Previously, I’ve written about the pitfalls of giving employees “too much choice” with respect to their pay, their paid time off and other benefits. Employee elections that are not properly designed can unexpectedly result in current taxation under either the “constructive receipt doctrine” or the “assignment of income doctrine.”
One of the important takeaways from our advice concerning cash-outs of unused leave or PTO, see www.seethebenefits.com/article, is that there should not be a tax issue – a constructive receipt problem – if the employer requires employees to make a choice between accruing PTO or receiving cash in lieu of the PTO in the year before the year when the PTO will be earned. In other words, it’s okay to give employees a cash‑out election so long as that election is made in a calendar year that is prior to the year in which the employee will earn the PTO that will be subject to the cash-out.
A recently issued IRS private letter ruling (PLR) illustrates how this type of “safe election” can be used to give employees somewhat greater choice and control over the use of their accumulated sick leave or PTO, without triggering current taxation. In PLR 201601012, the IRS advised the requesting taxpayer that if appropriate 401(k) plan and health reimbursement arrangement (HRA) amendments are made, it should be possible to give employees the choice among having a portion of the PTO they will earn in the next calendar year: (a) contributed by the employer to the 401(k) plan; (b) contributed by the employer to the HRA; or (c) contributed by the employer into a combination of the 401(k) plan and the HRA.
There are a couple of nuances worth noting. First, the PLR contemplates that the amounts “elected” by the employee to go into the 401(k) plan will be employer contributions, not employee elective deferrals. Second, the PLR contemplates that the amounts going into the HRA will also be treated as employer contributions. For more on HRAs and why they must be funded by the employer, see www.seethebenefits.com/article.
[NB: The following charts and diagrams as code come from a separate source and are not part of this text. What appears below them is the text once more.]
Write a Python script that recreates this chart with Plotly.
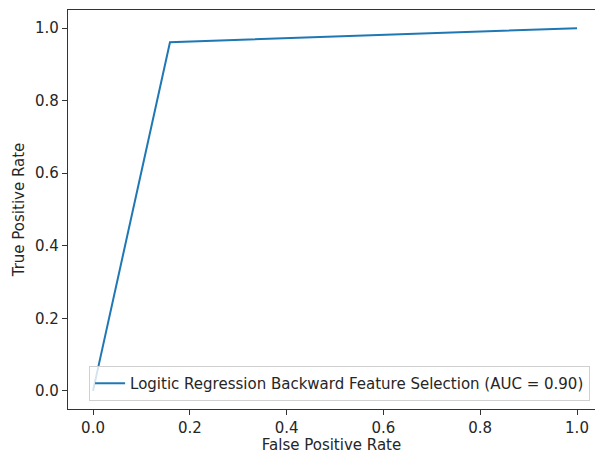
import plotly.graph_objects as go

# ROC curve points for the backward-selected logistic regression model
fpr = [0.0, 0.159, 1.0]
tpr = [0.0, 0.961, 1.0]
auc_value = 0.90
model_name = "Logitic Regression Backward Feature Selection"
tick_vals = [0.0, 0.2, 0.4, 0.6, 0.8, 1.0]
tick_text = ["0.0", "0.2", "0.4", "0.6", "0.8", "1.0"]

font_family = "DejaVu Sans"
axis_color = "#333333"
fsize = 15

fig = go.Figure()
fig.add_trace(go.Scatter(
    x=fpr, y=tpr, mode="lines",
    line=dict(color="#1f77b4", width=2),
    name=f"{model_name} (AUC = {auc_value:.2f})",
))

fig.update_layout(
    width=595, height=454,
    margin=dict(l=68, r=0, t=10, b=45),
    paper_bgcolor="white", plot_bgcolor="white",
    font=dict(family=font_family, size=fsize, color="#262626"),
    showlegend=True,
    legend=dict(
        x=0.04, y=0.02, xanchor="left", yanchor="bottom",
        bgcolor="rgba(255,255,255,0.8)", bordercolor="#d0d0d0", borderwidth=1,
        font=dict(family=font_family, size=fsize, color="#262626"),
        itemwidth=30,
    ),
)

fig.update_xaxes(
    range=[-0.0517, 1.0372],
    tickvals=tick_vals, ticktext=tick_text,
    showgrid=False, zeroline=False,
    showline=True, linecolor=axis_color, linewidth=1.3, mirror=True,
    ticks="outside", ticklen=5, tickcolor=axis_color, tickwidth=1.2,
    title=dict(text="False Positive Rate", font=dict(size=fsize), standoff=4),
)
fig.update_yaxes(
    range=[-0.05, 1.05],
    tickvals=tick_vals, ticktext=tick_text,
    showgrid=False, zeroline=False,
    showline=True, linecolor=axis_color, linewidth=1.3, mirror=False,
    ticks="outside", ticklen=5, tickcolor=axis_color, tickwidth=1.2,
    title=dict(text="True Positive Rate", font=dict(size=fsize), standoff=6),
)

fig.write_html("out.html")
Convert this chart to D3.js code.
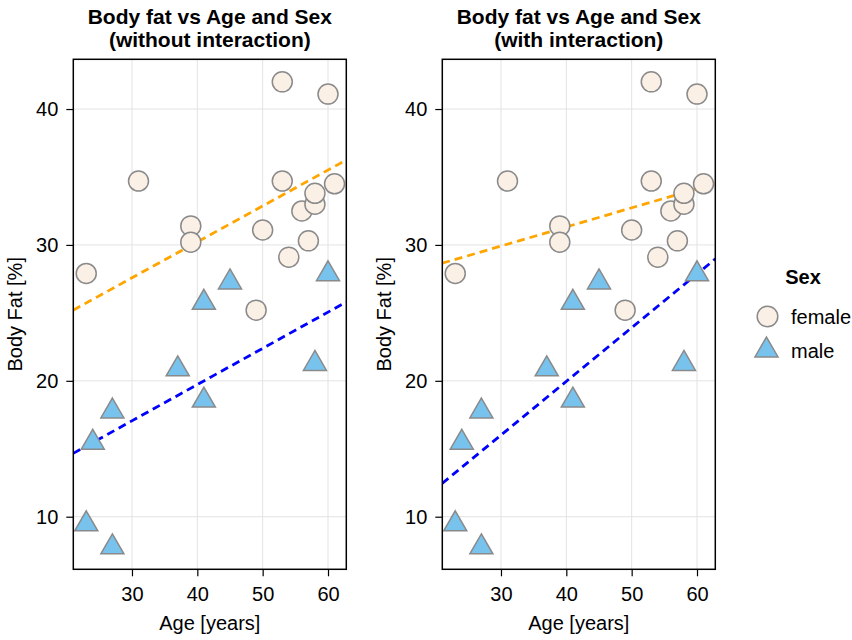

For our public agency audience, the ones saying “but we can’t have a 401(k) plan,” there does not appear to be any reason that this technique could not be structured using a 457(b) plan instead of a 401(k) plan. Remember, an IRS PLR is considered tax advice only to the requesting taxpayer and may not be relied upon as authority by other taxpayers. If you have questions about this, please let us know.
Editor’s Note: We did the best we could to make sure the information and advice in this article were current as of the date of posting to the website. Because the laws and the government’s rules are changing all the time, you should check with us if you are unsure whether this material is still current. Of course, none of our articles are meant to serve as specific legal advice to you. If you would like that, please call us at (916) 357-5660 or e-mail us at email@example.com.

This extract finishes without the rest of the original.